I know it's not popular these days to portray an individual as important - especially one who's not a politician - but we still are. It's the willingness - or obstruction - of individuals which make laws work. To make society work regardless of laws.
Of course, the better the law - not just fairness but the way it is written, like that discharge law you mention - the more likely people are to work with it.
no subject
Which is why the laws that attempt to make people change have such a history of not merely failure, but actually making things worse.
*Some* such laws are necessary. But the difference between them and the "do-gooder" sort is simple.
*Necessary* laws govern behavior that negatively affects another person.
"Do-gooder" laws try to govern behavior that at worst, harms yourself.
Prohibition took a lot of small-time criminals and groups and fed them huge amounts of money. Money worth fighting over. The result was organized crime.
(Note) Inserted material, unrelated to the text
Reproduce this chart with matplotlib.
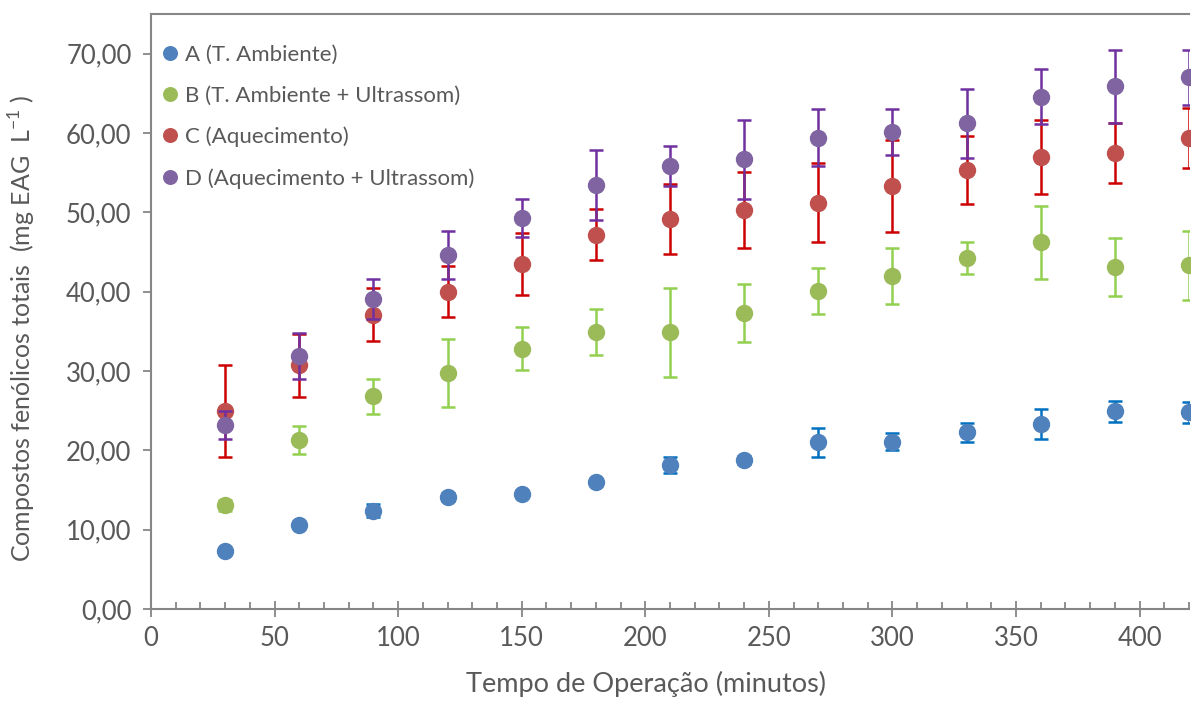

The war on drugs has extended this. It's actually counter to the interests of politicians and law enforcement to solve the problem, because it'd reduce their power and funding.
Just try to imagine if (somehow) we did the intelligent thing and just legalized everything. It'd chop off the dealers and distributors at the knees.
Who's gonna buy a nickel bag when for the same money they can get a week or a month's supply at the drugstore and know it won't kill them?
That'd end the money that the gangs and druglords fight over. It'd also end the smuggling. Not just of drugs, but of *weapons*.
Taxes on various drugs, just like on booze and cigarettes, would allow funding treatment and education programs. (Not that I imagine for a moment they'd limit the taxes to just that).
Yeah, that'd mean there'd be folks smuggling drugs without tax stamps, just like they do with booze and cigarettes. But ever notice that since Prohibition ended, we haven't had *violence* associated with smuggling booze?
It's not worth it. In terms of money or jail time. Losing a load is bad. But it's not insanely profitable.
Similar arguments can be made about prostitution. I'll note that Nevada is likely a *bad* model to follow. While it does get rid of pimps (one of the major evils of prostitution) the houses replace them and have a number of the same bad aspects.